- _The records_:

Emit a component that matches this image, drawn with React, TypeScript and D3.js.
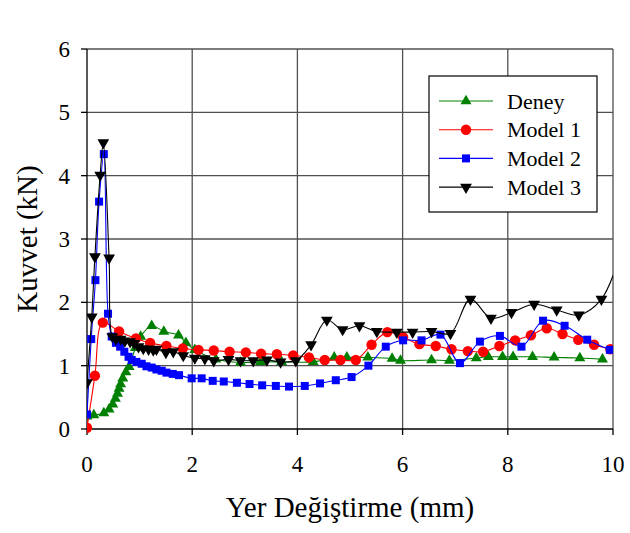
import React from "react";
import * as d3 from "d3";

type Pt = [number, number];

const xTicks = [0, 2, 4, 6, 8, 10];
const yTicks = [0, 1, 2, 3, 4, 5, 6];
const xLabel = "Yer Değiştirme (mm)";
const yLabel = "Kuvvet (kN)";
const seriesNames = ["Deney", "Model 1", "Model 2", "Model 3"];

const deney: Pt[] = [
  [0, 0.2], [0.13, 0.22], [0.32, 0.25], [0.42, 0.31], [0.49, 0.39], [0.54, 0.48],
  [0.58, 0.56], [0.61, 0.64], [0.64, 0.71], [0.68, 0.8], [0.74, 0.9], [0.8, 0.98],
  [0.92, 1.28], [1.02, 1.46], [1.23, 1.63], [1.46, 1.54], [1.74, 1.48], [1.88, 1.36],
  [2.05, 1.25], [2.45, 1.1], [2.92, 1.05], [3.3, 1.06], [3.7, 1.06], [4.3, 1.06],
  [4.7, 1.13], [4.94, 1.13], [5.34, 1.13], [5.8, 1.11], [5.96, 1.08], [6.55, 1.09],
  [6.89, 1.08], [7.4, 1.12], [7.63, 1.14], [7.9, 1.14], [8.1, 1.14], [8.47, 1.14],
  [8.88, 1.13], [9.37, 1.12], [9.8, 1.1],
];

const model1: Pt[] = [
  [0, 0.02], [0.15, 0.84], [0.3, 1.68], [0.61, 1.54], [0.93, 1.43], [1.2, 1.36],
  [1.51, 1.31], [1.82, 1.27], [2.12, 1.25], [2.41, 1.24], [2.71, 1.22], [3.02, 1.21],
  [3.31, 1.19], [3.61, 1.18], [3.92, 1.16], [4.22, 1.13], [4.52, 1.09], [4.82, 1.09],
  [5.11, 1.09], [5.41, 1.33], [5.71, 1.53], [6.01, 1.45], [6.32, 1.34], [6.63, 1.31],
  [6.93, 1.26], [7.24, 1.23], [7.53, 1.22], [7.84, 1.31], [8.14, 1.4], [8.44, 1.48],
  [8.74, 1.59], [9.04, 1.5], [9.34, 1.41], [9.64, 1.33], [9.95, 1.26],
];

const model2: Pt[] = [
  [0, 0.23], [0.08, 1.42], [0.16, 2.35], [0.23, 3.59], [0.32, 4.34], [0.4, 1.82],
  [0.47, 1.46], [0.55, 1.36], [0.63, 1.3], [0.71, 1.22], [0.79, 1.14], [0.85, 1.09],
  [0.94, 1.06], [1.04, 1.03], [1.13, 0.99], [1.23, 0.97], [1.32, 0.94], [1.42, 0.92],
  [1.51, 0.89], [1.63, 0.87], [1.75, 0.85], [1.99, 0.8], [2.18, 0.8], [2.39, 0.76],
  [2.6, 0.75], [2.85, 0.73], [3.09, 0.71], [3.33, 0.69], [3.59, 0.68], [3.84, 0.67],
  [4.14, 0.68], [4.43, 0.72], [4.73, 0.77], [5.03, 0.82], [5.35, 1.0], [5.68, 1.3],
  [6.01, 1.4], [6.36, 1.4], [6.72, 1.49], [7.09, 1.04], [7.47, 1.38], [7.85, 1.47],
  [8.26, 1.3], [8.67, 1.71], [9.08, 1.63], [9.51, 1.41], [9.94, 1.25],
];

const model3: Pt[] = [
  [0, 0.73], [0.09, 1.77], [0.15, 2.72], [0.25, 4.01], [0.31, 4.52], [0.42, 2.7],
  [0.48, 1.46], [0.55, 1.42], [0.64, 1.42], [0.72, 1.39], [0.82, 1.38], [0.9, 1.35],
  [0.98, 1.3], [1.07, 1.27], [1.17, 1.26], [1.26, 1.25], [1.32, 1.26], [1.5, 1.21],
  [1.64, 1.22], [1.83, 1.16], [2.05, 1.12], [2.24, 1.11], [2.41, 1.08], [2.69, 1.1],
  [2.92, 1.08], [3.16, 1.08], [3.42, 1.09], [3.68, 1.06], [3.97, 1.08], [4.26, 1.33],
  [4.56, 1.72], [4.86, 1.57], [5.18, 1.63], [5.51, 1.54], [5.89, 1.53], [6.19, 1.53],
  [6.55, 1.54], [6.91, 1.51], [7.29, 2.05], [7.68, 1.75], [8.07, 1.84], [8.5, 1.97],
  [8.93, 1.88], [9.35, 1.8], [9.78, 2.05], [10.2, 2.9],
];

const W = 630;
const H = 533;
const left = 87;
const right = 613;
const top = 49;
const bottom = 429;

const FONT = "Liberation Serif, Times New Roman, serif";

type Style = { color: string; symbol: d3.SymbolType; size: number; rotate: number };
const styles: Style[] = [
  { color: "#008000", symbol: d3.symbolTriangle, size: 52, rotate: 0 },
  { color: "#ff0000", symbol: d3.symbolCircle, size: 85, rotate: 0 },
  { color: "#0000ff", symbol: d3.symbolSquare, size: 64, rotate: 0 },
  { color: "#000000", symbol: d3.symbolTriangle, size: 60, rotate: 180 },
];

export default function App() {
  const x = d3.scaleLinear().domain([0, 10]).range([left, right]);
  const y = d3.scaleLinear().domain([0, 6]).range([bottom, top]);
  const line = d3
    .line<Pt>()
    .x((d) => x(d[0]))
    .y((d) => y(d[1]))
    .curve(d3.curveCatmullRom.alpha(0.5));
  const all = [deney, model1, model2, model3];
  const gridColor = "#505050";

  const legendX = 429;
  const legendY = 76;
  const legendW = 168;
  const legendH = 136;

  return (
    <svg
      width={W}
      height={H}
      style={{ position: "absolute", left: 0, top: 0, background: "#fff", fontFamily: FONT }}
    >
      <defs>
        <clipPath id="plotclip">
          <rect x={left} y={top - 10} width={right - left} height={bottom - top + 20} />
        </clipPath>
      </defs>
      <rect x={0} y={0} width={W} height={H} fill="#fff" />
      {yTicks.filter((t) => t > 0).map((t) => (
        <line key={"gy" + t} x1={left} x2={right} y1={y(t)} y2={y(t)} stroke={gridColor} strokeWidth={1.3} />
      ))}
      {xTicks.filter((t) => t > 0).map((t) => (
        <line key={"gx" + t} x1={x(t)} x2={x(t)} y1={top} y2={bottom} stroke={gridColor} strokeWidth={1.3} />
      ))}
      <line x1={left} x2={left} y1={top} y2={bottom} stroke="#000" strokeWidth={1.3} />
      <line x1={left} x2={right} y1={bottom} y2={bottom} stroke="#000" strokeWidth={1.3} />
      {yTicks.map((t) => (
        <g key={"yt" + t}>
          <line x1={left - 6} x2={left} y1={y(t)} y2={y(t)} stroke="#000" strokeWidth={1.3} />
          <text x={left - 17} y={y(t)} dy="0.35em" textAnchor="end" fontSize={23} fill="#000">
            {t}
          </text>
        </g>
      ))}
      {xTicks.map((t) => (
        <g key={"xt" + t}>
          <line x1={x(t)} x2={x(t)} y1={bottom} y2={bottom + 6} stroke="#000" strokeWidth={1.3} />
          <text x={x(t)} y={bottom + 43} textAnchor="middle" fontSize={23} fill="#000">
            {t}
          </text>
        </g>
      ))}
      <text x={(left + right) / 2} y={517} textAnchor="middle" fontSize={29} fill="#000">
        {xLabel}
      </text>
      <text
        transform={`translate(37, ${(top + bottom) / 2}) rotate(-90)`}
        textAnchor="middle"
        fontSize={29}
        fill="#000"
      >
        {yLabel}
      </text>
      <g clipPath="url(#plotclip)">
        {all.map((data, i) => {
          const s = styles[i];
          const sym = d3.symbol().type(s.symbol).size(s.size)();
          return (
            <g key={"s" + i}>
              <path d={line(data) || ""} fill="none" stroke={s.color} strokeWidth={1.1} />
              {data.map((d, j) => (
                <path
                  key={j}
                  d={sym || ""}
                  fill={s.color}
                  transform={`translate(${x(d[0])},${y(d[1])}) rotate(${s.rotate})`}
                />
              ))}
            </g>
          );
        })}
      </g>
      <rect x={legendX} y={legendY} width={legendW} height={legendH} fill="#fff" stroke="#000" strokeWidth={1.2} />
      {seriesNames.map((name, i) => {
        const s = styles[i];
        const cy = legendY + 25 + i * 28.7;
        const sym = d3.symbol().type(s.symbol).size(s.size)();
        return (
          <g key={"lg" + i}>
            <line x1={legendX + 10} x2={legendX + 64} y1={cy} y2={cy} stroke={s.color} strokeWidth={1.1} />
            <path d={sym || ""} fill={s.color} transform={`translate(${legendX + 37},${cy}) rotate(${s.rotate})`} />
            <text x={legendX + 78} y={cy} dy="0.35em" fontSize={22} fill="#000">
              {name}
            </text>
          </g>
        );
      })}
    </svg>
  );
}
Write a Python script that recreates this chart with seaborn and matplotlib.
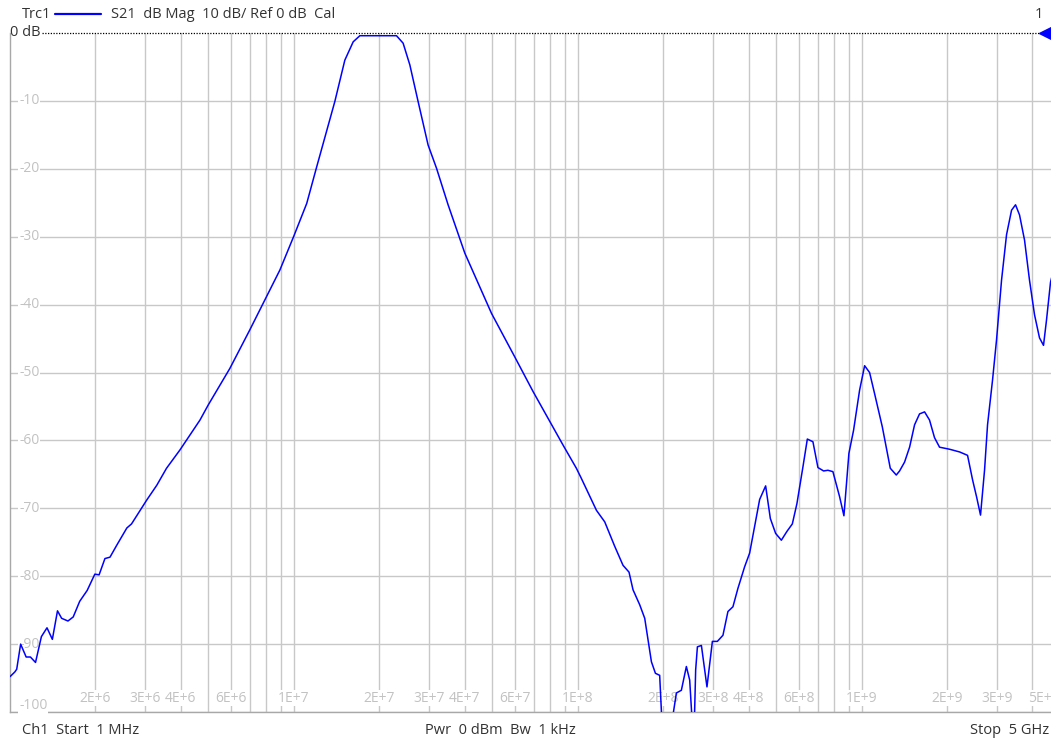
"""VNA screenshot recreation - S21 magnitude of a band-pass filter, 1 MHz .. 5 GHz."""
import numpy as np
import pandas as pd
import matplotlib
matplotlib.use("Agg")
import matplotlib.pyplot as plt
import seaborn as sns

# trace data: frequency in MHz, S21 in dB
freq_mhz = [
    1.00, 1.04, 1.056, 1.09, 1.14, 1.18, 1.23, 1.29, 1.35, 1.41, 1.47, 1.52, 1.60, 1.67,
    1.76, 1.87, 1.99, 2.06, 2.16, 2.25, 2.38, 2.58, 2.68, 3.03, 3.29, 3.56, 3.97, 4.67,
    4.99, 5.95, 7.0, 7.91, 8.93, 10.0, 11.1, 12.0, 13.94, 15.12, 16.18, 17.08, 22.99,
    24.26, 25.62, 27.40, 29.71, 31.8, 34.94, 40.0, 49.7, 60.0, 69.6, 79.7, 88.8, 98.9,
    103.0, 116.4, 124.5, 135.0, 144.4, 151.6, 156.6, 165.3, 172.2, 181.8, 187.8, 194.4,
    199.3, 207.5, 216.5, 222.6, 231.8, 241.4, 248.0, 253.5, 257.0, 260.3, 264.0, 272.7,
    285.3, 298.1, 310.4, 324.8, 338.2, 352.2, 366.7, 387.3, 403.3, 437.4, 459.2, 477.0,
    498.0, 521.6, 545.8, 570.2, 591.9, 621.4, 644.0, 673.9, 701.8, 734.9, 760.9, 792.4,
    836.7, 866.5, 902.3, 937.1, 984.0, 1025, 1067, 1111, 1183, 1262, 1325, 1361, 1417,
    1476, 1537, 1600, 1667, 1735, 1807, 1882, 2041, 2214, 2362, 2460, 2541, 2624, 2711,
    2778, 2893, 2988, 3112, 3241, 3375, 3486, 3601, 3750, 3904, 4067, 4234, 4374, 4481,
    4630, 5000,
]
s21_db = [
    -94.8, -94.1, -93.7, -90.0, -91.9, -91.9, -92.7, -88.9, -87.6, -89.3, -85.1, -86.2, -86.6, -86.0,
    -83.7, -82.1, -79.7, -79.8, -77.4, -77.2, -75.4, -72.9, -72.3, -68.8, -66.6, -64.1, -61.4, -57.0,
    -54.8, -49.4, -43.7, -39.3, -34.9, -29.9, -25.1, -19.9, -10.1, -4.0, -1.3, -0.4, -0.4,
    -1.5, -4.7, -10.1, -16.5, -19.9, -25.3, -32.4, -41.3, -47.7, -52.8, -57.2, -60.7, -64.1,
    -65.6, -70.3, -72.0, -75.6, -78.4, -79.4, -82.0, -84.2, -86.2, -92.6, -94.3, -94.6,
    -104.0, -106.0, -100.5, -97.2, -96.8, -93.3, -95.3, -102.0, -103.0, -93.8, -90.4, -90.2,
    -96.3, -89.6, -89.6, -88.7, -85.2, -84.5, -81.8, -78.6, -76.6, -68.7, -66.7, -71.5,
    -73.7, -74.7, -73.4, -72.3, -69.3, -63.9, -59.8, -60.2, -64.0, -64.5, -64.4, -64.6,
    -68.3, -71.1, -61.9, -58.5, -52.6, -49.0, -50.0, -53.1, -58.0, -64.1, -65.1, -64.5, -63.2,
    -61.0, -57.7, -56.1, -55.8, -57.0, -59.6, -61.0, -61.3, -61.7, -62.2, -65.8, -68.3, -71.0, -64.4,
    -57.7, -51.1, -45.2, -36.4, -29.7, -26.1, -25.3, -26.8, -30.5, -36.4, -41.5, -44.9, -46.0, -42.3,
    -36.7, -31.0,
]

# grid / label settings
xtick_vals = [2e6, 3e6, 4e6, 6e6, 1e7, 2e7, 3e7, 4e7, 6e7, 1e8, 2e8, 3e8, 4e8, 6e8,
              1e9, 2e9, 3e9, 5e9]
xtick_labels = ["2E+6", "3E+6", "4E+6", "6E+6", "1E+7", "2E+7", "3E+7", "4E+7", "6E+7",
                "1E+8", "2E+8", "3E+8", "4E+8", "6E+8", "1E+9", "2E+9", "3E+9", "5E+9"]
ytick_vals = [-10, -20, -30, -40, -50, -60, -70, -80, -90, -100]

df = pd.DataFrame({"freq": np.array(freq_mhz) * 1e6, "s21": s21_db})

sns.set_style("white")
plt.rcParams["font.family"] = ["Open Sans", "DejaVu Sans"]

W, H = 1051, 742
fig = plt.figure(figsize=(W / 100, H / 100), dpi=100)
# plot area: 10px .. 1060px (right edge is cut off by the screenshot), 33px .. 712px
ax = fig.add_axes([10 / W, (H - 712) / H, 1050 / W, 679 / H])

grid_c = "#c8c8c8"
lab_c = "#c2c2c2"
txt_c = "#333333"
blue = "#0000ff"

sns.lineplot(data=df, x="freq", y="s21", ax=ax, color=blue, lw=1.1,
             estimator=None, sort=False, zorder=5)

ax.set_xscale("log")
ax.set_xlim(1e6, 5e9)
ax.set_ylim(-100, 0)

# vertical grid at every 1..9 multiple
vlines = [m * 10.0 ** e for e in range(6, 10) for m in range(1, 10) if 1e6 < m * 10.0 ** e < 5e9]
ax.set_xticks(vlines)
ax.set_xticks([], minor=True)
ax.set_yticks(ytick_vals)
ax.grid(True, color=grid_c, lw=1.0, zorder=0)
ax.tick_params(length=0, labelbottom=False, labelleft=False)
ax.set_xlabel("")
ax.set_ylabel("")

for s in ["top", "right"]:
    ax.spines[s].set_visible(False)
for s in ["left", "bottom"]:
    ax.spines[s].set_color("#a8a8a8")
    ax.spines[s].set_linewidth(1.0)

box = dict(facecolor="white", edgecolor="none", pad=0.6)

# x tick labels inside plot, breaking the grid lines; the last one sits at the cut edge
xt = ax.get_xaxis_transform()
for v, lab in zip(xtick_vals, xtick_labels):
    ha = "right" if lab == "5E+9" else "center"
    ax.text(v, 14 / 679, lab, transform=xt, ha=ha, va="center",
            fontsize=10, color=lab_c, bbox=box, zorder=3, clip_on=False)

# y tick labels inside plot
yt = ax.get_yaxis_transform()
for v in ytick_vals:
    yy = v + 1.0 if v == -100 else v
    ax.text(9 / 1050, yy, str(v), transform=yt, ha="left", va="center",
            fontsize=10, color=lab_c, bbox=box, zorder=3)

# reference line (dotted) and its label / marker
ax.plot([32 / 1050, 1030 / 1050], [0, 0], transform=yt, color="black",
        lw=0.9, ls=(0, (1, 1.2)), clip_on=False, zorder=6)
ax.text(0.0, 0, "0 dB", transform=yt, ha="left", va="center", fontsize=10.5,
        color=txt_c, clip_on=False, zorder=7)
ax.plot([1036 / 1050], [0], transform=yt, marker="<", color=blue, ms=10,
        mec=blue, ls="none", clip_on=False, zorder=7)

# header
fig.text(22 / W, 1 - 14 / H, "Trc1", ha="left", va="center", fontsize=10.5, color=txt_c)
fig.add_artist(plt.Line2D([55 / W, 101 / W], [1 - 14 / H, 1 - 14 / H], color=blue, lw=1.6))
fig.text(111 / W, 1 - 14 / H, "S21  dB Mag  10 dB/ Ref 0 dB  Cal", ha="left", va="center",
         fontsize=10.5, color=txt_c)
fig.text(1043 / W, 1 - 14 / H, "1", ha="right", va="center", fontsize=10.5, color=txt_c)

# footer
fig.text(22 / W, 1 - 731 / H, "Ch1  Start  1 MHz", ha="left", va="center", fontsize=10.5, color=txt_c)
fig.text(425 / W, 1 - 731 / H, "Pwr  0 dBm  Bw  1 kHz", ha="left", va="center", fontsize=10.5,
         color=txt_c)
fig.text(1049 / W, 1 - 731 / H, "Stop  5 GHz", ha="right", va="center", fontsize=10.5, color=txt_c)

fig.savefig("out.png", dpi=100)
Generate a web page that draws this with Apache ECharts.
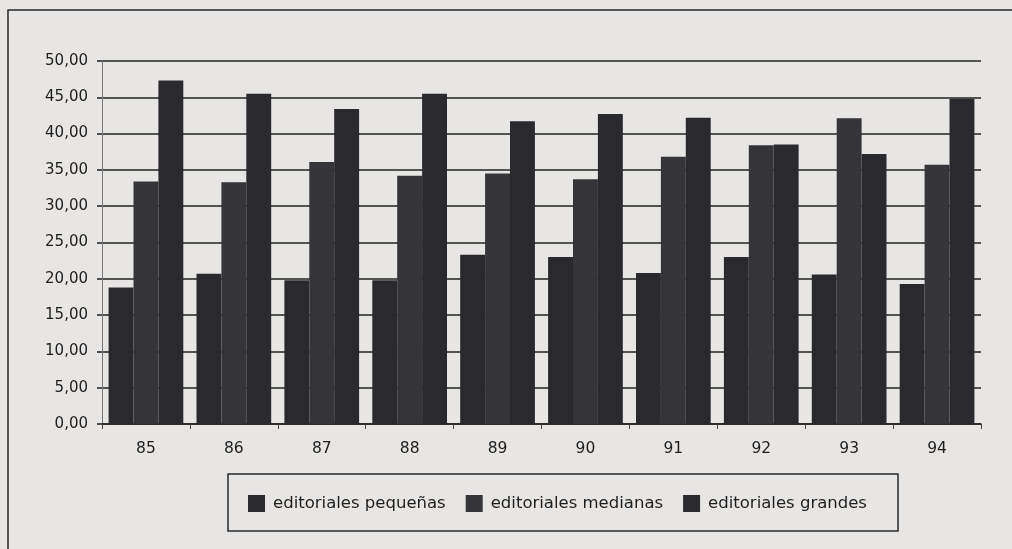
<!DOCTYPE html>
<html>
<head>
    <meta charset="UTF-8">
    <title>Editoriales</title>
    <script src="https://cdn.jsdelivr.net/npm/echarts@6/dist/echarts.min.js"></script>
    <style>
        html, body { margin: 0; padding: 0; background: #e8e6e4; }
        #main { width: 1012px; height: 549px; }
    </style>
</head>
<body>
    <div id="main"></div>
    <script>
        // datos
        const years = ['85', '86', '87', '88', '89', '90', '91', '92', '93', '94'];
        const pequenas = [18.8, 20.7, 19.8, 19.8, 23.3, 23.0, 20.8, 23.0, 20.6, 19.3];
        const medianas = [33.4, 33.3, 36.1, 34.2, 34.5, 33.7, 36.8, 38.4, 42.1, 35.7];
        const grandes = [47.3, 45.5, 43.4, 45.5, 41.7, 42.7, 42.2, 38.5, 37.2, 44.8];
        const seriesNames = ['editoriales pequeñas', 'editoriales medianas', 'editoriales grandes'];

        const barColor = '#2a292e';
        const font = 'DejaVu Sans, sans-serif';

        const chart = echarts.init(document.getElementById('main'));
        const mkSeries = (name, data, color) => ({
            name: name,
            type: 'bar',
            data: data,
            barGap: '0%',
            barCategoryGap: '15%',
            itemStyle: { color: color },
            animation: false
        });

        chart.setOption({
            backgroundColor: '#e8e6e4',
            graphic: [{
                // marco exterior (solo arriba e izquierda quedan dentro de la imagen)
                type: 'polyline',
                shape: { points: [[8, 549], [8, 10], [1012, 10]] },
                style: { fill: 'none', stroke: '#2a2a2a', lineWidth: 1.5 },
                z: -1
            }, {
                type: 'rect',
                shape: { x: 228, y: 474, width: 670, height: 57 },
                style: { fill: 'none', stroke: '#2a2a2a', lineWidth: 1.5 },
                z: -1
            }],
            grid: { left: 102, right: 31, top: 61, bottom: 125 },
            legend: {
                data: seriesNames,
                left: 243,
                top: 490,
                itemWidth: 17,
                itemHeight: 17,
                itemGap: 20,
                icon: 'rect',
                textStyle: {
                    fontFamily: font, fontSize: 16.5, color: '#1e1e1e',
                    padding: [0, 0, 0, 3]
                }
            },
            xAxis: {
                type: 'category',
                data: years,
                axisLine: { lineStyle: { color: '#222', width: 1.5 } },
                axisTick: { show: true, lineStyle: { color: '#444' }, length: 5 },
                axisLabel: { fontFamily: font, fontSize: 15.5, color: '#1e1e1e', margin: 17 },
                splitLine: { show: false }
            },
            yAxis: {
                type: 'value',
                min: 0,
                max: 50,
                interval: 5,
                axisLine: { show: true, lineStyle: { color: '#777', width: 1 } },
                axisTick: { show: true, length: 5, lineStyle: { color: '#222', width: 1.5 } },
                axisLabel: {
                    fontFamily: font, fontSize: 15, color: '#1e1e1e', margin: 14,
                    formatter: v => v.toFixed(2).replace('.', ',')
                },
                splitLine: { lineStyle: { color: '#222', width: 1.5 } }
            },
            series: [
                mkSeries(seriesNames[0], pequenas, barColor),
                mkSeries(seriesNames[1], medianas, '#353439'),
                mkSeries(seriesNames[2], grandes, barColor)
            ]
        });
    </script>
</body>
</html>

- _Short task_: Write out again exactly the lines from the start of the data above through the line containing "type Pt = [number, number];", inclusive, excluding any pictures.

- _Result for this task_:
Emit a component that matches this image, drawn with React, TypeScript and D3.js.
import React from "react";
import * as d3 from "d3";

type Pt = [number, number];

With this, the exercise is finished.